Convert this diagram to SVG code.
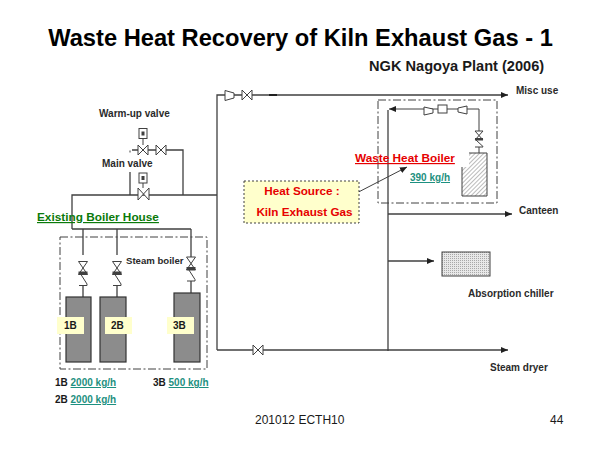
<svg xmlns="http://www.w3.org/2000/svg" width="600" height="450" viewBox="0 0 600 450">
<style>
text{font-family:"Liberation Sans",Arial,sans-serif;fill:#1a1a1a}
.b{font-weight:bold}
.s{font-size:10px;font-weight:bold;fill:#2a2a2a}
.l{font-size:10px;font-weight:bold;fill:#1d9080;text-decoration:underline}
.k{font-size:10px;font-weight:bold}
.red{fill:#e60000;font-weight:bold}
.pipe{fill:none;stroke:#404040;stroke-width:1.3}
.thin{fill:none;stroke:#404040;stroke-width:1}
.sym{fill:#fff;stroke:#404040;stroke-width:1}
.dash{fill:none;stroke:#404040;stroke-width:1;stroke-dasharray:8 2.500 2 2.500}
.boiler{fill:#8c8c8c;stroke:#333;stroke-width:1.2}
.tag{fill:#ffffcc}
</style>
<defs>
<marker id="arr" markerUnits="userSpaceOnUse" markerWidth="8" markerHeight="7" refX="7" refY="3" orient="auto"><path d="M0 0L7 3L0 6z" fill="#202020"/></marker>
<symbol id="vh" overflow="visible"><path class="sym" d="M-5-5L5 5V-5L-5 5z"/></symbol>
<symbol id="vv" overflow="visible"><path class="sym" d="M-4.500-6.500H4.500L-4.500 6.500H4.500z"/><rect x="-4.500" y="3.500" width="9" height="3" fill="#404040"/></symbol>
<symbol id="chk" overflow="visible"><path class="thin" d="M-3 0L4 11V12.500H-4"/></symbol>
<symbol id="act" overflow="visible"><rect class="sym" x="-4" y="-5" width="8" height="10"/><rect x="-1.500" y="-2" width="3" height="4" fill="#404040"/></symbol>
<pattern id="hatch" width="3" height="3" patternUnits="userSpaceOnUse" patternTransform="rotate(-45)"><rect width="3" height="3" fill="#fff"/><line x1="0" y1="0" x2="3" y2="0" stroke="#777" stroke-width="1"/></pattern>
<pattern id="dots" width="2" height="2" patternUnits="userSpaceOnUse"><rect width="2" height="2" fill="#e8e8e8"/><rect width="1" height="1" fill="#a8a8a8"/></pattern>
</defs>
<rect width="600" height="450" fill="#fff"/>
<g id="title">
<text class="b" x="300.500" y="46" font-size="23.700" text-anchor="middle" style="fill:#000">Waste Heat Recovery of Kiln Exhaust Gas - 1</text>
<text class="b" x="369" y="71" font-size="14.600">NGK Nagoya Plant (2006)</text>
</g>
<g id="connectors">
<path class="pipe" d="M72 229V195H217M217 350V95H508" marker-end="url(#arr)"/>
<path class="pipe" d="M72 229H191M83 229V255M117 229V255M191 229V257"/>
<path class="pipe" d="M83 286V297M117 286V297M191 281V293"/>
<path class="pipe" d="M217 350H508" marker-end="url(#arr)"/>
<path class="pipe" d="M132 150H183V195M130 172V195"/>
<path class="pipe" d="M388 351V110"/>
<path class="thin" d="M479 131V109H389" marker-end="url(#arr)"/>
<path class="thin" d="M479 147V153"/>
<path class="pipe" d="M388 214H512" marker-end="url(#arr)"/>
<path class="pipe" d="M388 261H434" marker-end="url(#arr)"/>
<path class="thin" d="M345 199L407 167" marker-end="url(#arr)"/>
<path d="M269 95H277" stroke="#202020" stroke-width="2"/>
</g>
<g id="warm-up-valve">
<text class="s" x="99" y="117">Warm-up valve</text>
<use href="#act" x="143" y="133.500"/>
<path class="thin" d="M143 139V145"/>
<use href="#vh" x="143" y="150"/>
<use href="#vh" x="161" y="150"/>
<path class="thin" d="M130 150.500V152.500"/>
</g>
<g id="main-valve">
<text class="s" x="102" y="167">Main valve</text>
<use href="#act" x="143" y="178"/>
<path class="thin" d="M143 183V188"/>
<path class="sym" d="M138 188L149 200V188L138 200z"/>
</g>
<g id="existing-boiler-house">
<text x="37" y="221" font-size="11.800" style="fill:#0a7a0a;font-weight:bold;text-decoration:underline">Existing Boiler House</text>
<rect class="dash" x="60" y="237" width="147" height="132"/>
<text class="s" x="126" y="264" style="font-size:9.600px">Steam boiler</text>
</g>
<g id="boiler-1b">
<use href="#vv" x="83" y="268"/><use href="#chk" x="83" y="273"/>
<rect class="boiler" x="66" y="297" width="25" height="65"/>
<rect class="tag" x="57" y="317" width="27" height="17"/>
<text class="k" x="64" y="329">1B</text>
</g>
<g id="boiler-2b">
<use href="#vv" x="117" y="268"/><use href="#chk" x="117" y="273"/>
<rect class="boiler" x="100" y="297" width="26" height="65"/>
<rect class="tag" x="105" y="317" width="27" height="17"/>
<text class="k" x="111" y="329">2B</text>
</g>
<g id="boiler-3b">
<use href="#vv" x="191" y="263.500"/><use href="#chk" x="191" y="268.500"/>
<rect class="boiler" x="174" y="293" width="26" height="69"/>
<rect class="tag" x="167" y="317" width="27" height="17"/>
<text class="k" x="173" y="329">3B</text>
</g>
<g id="capacities">
<text class="k" x="55" y="386">1B <tspan class="l">2000 kg/h</tspan></text>
<text class="k" x="55" y="403">2B <tspan class="l">2000 kg/h</tspan></text>
<text class="k" x="153" y="386">3B <tspan class="l">500 kg/h</tspan></text>
</g>
<g id="misc-use-line">
<path class="sym" d="M225 90.500L234 93V98L225 100.500z"/>
<use href="#vh" x="247" y="95"/>
<text class="s" x="516" y="94">Misc use</text>
</g>
<g id="waste-heat-boiler">
<rect class="dash" x="378" y="100" width="119" height="103"/>
<path class="sym" d="M424 107L433 109V113L424 115z"/>
<rect class="sym" x="438" y="105" width="9" height="8"/>
<path class="sym" d="M458 108L467 106V114L458 112z"/>
<path class="sym" d="M475 131H483L475 140H483z"/><rect x="475" y="138" width="8" height="2" fill="#404040"/>
<path class="thin" d="M476 140L483 146.500V147H475"/>
<path d="M469 153H487V196H462V167H469z" fill="url(#hatch)" stroke="none"/>
<path class="thin" d="M469 153H487V196H462V167"/>
<text class="red" x="355" y="162" font-size="11.800" style="text-decoration:underline">Waste Heat Boiler</text>
<text class="l" x="410" y="181">390 kg/h</text>
</g>
<g id="heat-source">
<rect x="244" y="181" width="115" height="42" fill="#ffffcc" stroke="#404040" stroke-width="1" stroke-dasharray="2 2"/>
<text class="red" x="302" y="195" font-size="11.700" text-anchor="middle">Heat Source :</text>
<text class="red" x="304.500" y="216" font-size="11.700" text-anchor="middle">Kiln Exhaust Gas</text>
</g>
<g id="canteen"><text class="s" x="519" y="214">Canteen</text></g>
<g id="absorption-chiller">
<rect x="442" y="252" width="48" height="24" fill="url(#dots)" stroke="#404040" stroke-width="1"/>
<text class="s" x="468" y="297">Absorption chiller</text>
</g>
<g id="steam-dryer">
<use href="#vh" x="258" y="350"/>
<text class="s" x="490" y="371">Steam dryer</text>
</g>
<g id="footer">
<text x="255" y="424" font-size="12">201012 ECTH10</text>
<text x="550" y="424" font-size="12">44</text>
</g>
</svg>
..........
# [EXERCISE]
Return all of the data exactly as written, and drop the pictures.

# [THE SOLUTION]
Convert this diagram to SVG code.
<svg xmlns="http://www.w3.org/2000/svg" width="600" height="450" viewBox="0 0 600 450">
<style>
text{font-family:"Liberation Sans",Arial,sans-serif;fill:#1a1a1a}
.b{font-weight:bold}
.s{font-size:10px;font-weight:bold;fill:#2a2a2a}
.l{font-size:10px;font-weight:bold;fill:#1d9080;text-decoration:underline}
.k{font-size:10px;font-weight:bold}
.red{fill:#e60000;font-weight:bold}
.pipe{fill:none;stroke:#404040;stroke-width:1.3}
.thin{fill:none;stroke:#404040;stroke-width:1}
.sym{fill:#fff;stroke:#404040;stroke-width:1}
.dash{fill:none;stroke:#404040;stroke-width:1;stroke-dasharray:8 2.500 2 2.500}
.boiler{fill:#8c8c8c;stroke:#333;stroke-width:1.2}
.tag{fill:#ffffcc}
</style>
<defs>
<marker id="arr" markerUnits="userSpaceOnUse" markerWidth="8" markerHeight="7" refX="7" refY="3" orient="auto"><path d="M0 0L7 3L0 6z" fill="#202020"/></marker>
<symbol id="vh" overflow="visible"><path class="sym" d="M-5-5L5 5V-5L-5 5z"/></symbol>
<symbol id="vv" overflow="visible"><path class="sym" d="M-4.500-6.500H4.500L-4.500 6.500H4.500z"/><rect x="-4.500" y="3.500" width="9" height="3" fill="#404040"/></symbol>
<symbol id="chk" overflow="visible"><path class="thin" d="M-3 0L4 11V12.500H-4"/></symbol>
<symbol id="act" overflow="visible"><rect class="sym" x="-4" y="-5" width="8" height="10"/><rect x="-1.500" y="-2" width="3" height="4" fill="#404040"/></symbol>
<pattern id="hatch" width="3" height="3" patternUnits="userSpaceOnUse" patternTransform="rotate(-45)"><rect width="3" height="3" fill="#fff"/><line x1="0" y1="0" x2="3" y2="0" stroke="#777" stroke-width="1"/></pattern>
<pattern id="dots" width="2" height="2" patternUnits="userSpaceOnUse"><rect width="2" height="2" fill="#e8e8e8"/><rect width="1" height="1" fill="#a8a8a8"/></pattern>
</defs>
<rect width="600" height="450" fill="#fff"/>
<g id="title">
<text class="b" x="300.500" y="46" font-size="23.700" text-anchor="middle" style="fill:#000">Waste Heat Recovery of Kiln Exhaust Gas - 1</text>
<text class="b" x="369" y="71" font-size="14.600">NGK Nagoya Plant (2006)</text>
</g>
<g id="connectors">
<path class="pipe" d="M72 229V195H217M217 350V95H508" marker-end="url(#arr)"/>
<path class="pipe" d="M72 229H191M83 229V255M117 229V255M191 229V257"/>
<path class="pipe" d="M83 286V297M117 286V297M191 281V293"/>
<path class="pipe" d="M217 350H508" marker-end="url(#arr)"/>
<path class="pipe" d="M132 150H183V195M130 172V195"/>
<path class="pipe" d="M388 351V110"/>
<path class="thin" d="M479 131V109H389" marker-end="url(#arr)"/>
<path class="thin" d="M479 147V153"/>
<path class="pipe" d="M388 214H512" marker-end="url(#arr)"/>
<path class="pipe" d="M388 261H434" marker-end="url(#arr)"/>
<path class="thin" d="M345 199L407 167" marker-end="url(#arr)"/>
<path d="M269 95H277" stroke="#202020" stroke-width="2"/>
</g>
<g id="warm-up-valve">
<text class="s" x="99" y="117">Warm-up valve</text>
<use href="#act" x="143" y="133.500"/>
<path class="thin" d="M143 139V145"/>
<use href="#vh" x="143" y="150"/>
<use href="#vh" x="161" y="150"/>
<path class="thin" d="M130 150.500V152.500"/>
</g>
<g id="main-valve">
<text class="s" x="102" y="167">Main valve</text>
<use href="#act" x="143" y="178"/>
<path class="thin" d="M143 183V188"/>
<path class="sym" d="M138 188L149 200V188L138 200z"/>
</g>
<g id="existing-boiler-house">
<text x="37" y="221" font-size="11.800" style="fill:#0a7a0a;font-weight:bold;text-decoration:underline">Existing Boiler House</text>
<rect class="dash" x="60" y="237" width="147" height="132"/>
<text class="s" x="126" y="264" style="font-size:9.600px">Steam boiler</text>
</g>
<g id="boiler-1b">
<use href="#vv" x="83" y="268"/><use href="#chk" x="83" y="273"/>
<rect class="boiler" x="66" y="297" width="25" height="65"/>
<rect class="tag" x="57" y="317" width="27" height="17"/>
<text class="k" x="64" y="329">1B</text>
</g>
<g id="boiler-2b">
<use href="#vv" x="117" y="268"/><use href="#chk" x="117" y="273"/>
<rect class="boiler" x="100" y="297" width="26" height="65"/>
<rect class="tag" x="105" y="317" width="27" height="17"/>
<text class="k" x="111" y="329">2B</text>
</g>
<g id="boiler-3b">
<use href="#vv" x="191" y="263.500"/><use href="#chk" x="191" y="268.500"/>
<rect class="boiler" x="174" y="293" width="26" height="69"/>
<rect class="tag" x="167" y="317" width="27" height="17"/>
<text class="k" x="173" y="329">3B</text>
</g>
<g id="capacities">
<text class="k" x="55" y="386">1B <tspan class="l">2000 kg/h</tspan></text>
<text class="k" x="55" y="403">2B <tspan class="l">2000 kg/h</tspan></text>
<text class="k" x="153" y="386">3B <tspan class="l">500 kg/h</tspan></text>
</g>
<g id="misc-use-line">
<path class="sym" d="M225 90.500L234 93V98L225 100.500z"/>
<use href="#vh" x="247" y="95"/>
<text class="s" x="516" y="94">Misc use</text>
</g>
<g id="waste-heat-boiler">
<rect class="dash" x="378" y="100" width="119" height="103"/>
<path class="sym" d="M424 107L433 109V113L424 115z"/>
<rect class="sym" x="438" y="105" width="9" height="8"/>
<path class="sym" d="M458 108L467 106V114L458 112z"/>
<path class="sym" d="M475 131H483L475 140H483z"/><rect x="475" y="138" width="8" height="2" fill="#404040"/>
<path class="thin" d="M476 140L483 146.500V147H475"/>
<path d="M469 153H487V196H462V167H469z" fill="url(#hatch)" stroke="none"/>
<path class="thin" d="M469 153H487V196H462V167"/>
<text class="red" x="355" y="162" font-size="11.800" style="text-decoration:underline">Waste Heat Boiler</text>
<text class="l" x="410" y="181">390 kg/h</text>
</g>
<g id="heat-source">
<rect x="244" y="181" width="115" height="42" fill="#ffffcc" stroke="#404040" stroke-width="1" stroke-dasharray="2 2"/>
<text class="red" x="302" y="195" font-size="11.700" text-anchor="middle">Heat Source :</text>
<text class="red" x="304.500" y="216" font-size="11.700" text-anchor="middle">Kiln Exhaust Gas</text>
</g>
<g id="canteen"><text class="s" x="519" y="214">Canteen</text></g>
<g id="absorption-chiller">
<rect x="442" y="252" width="48" height="24" fill="url(#dots)" stroke="#404040" stroke-width="1"/>
<text class="s" x="468" y="297">Absorption chiller</text>
</g>
<g id="steam-dryer">
<use href="#vh" x="258" y="350"/>
<text class="s" x="490" y="371">Steam dryer</text>
</g>
<g id="footer">
<text x="255" y="424" font-size="12">201012 ECTH10</text>
<text x="550" y="424" font-size="12">44</text>
</g>
</svg>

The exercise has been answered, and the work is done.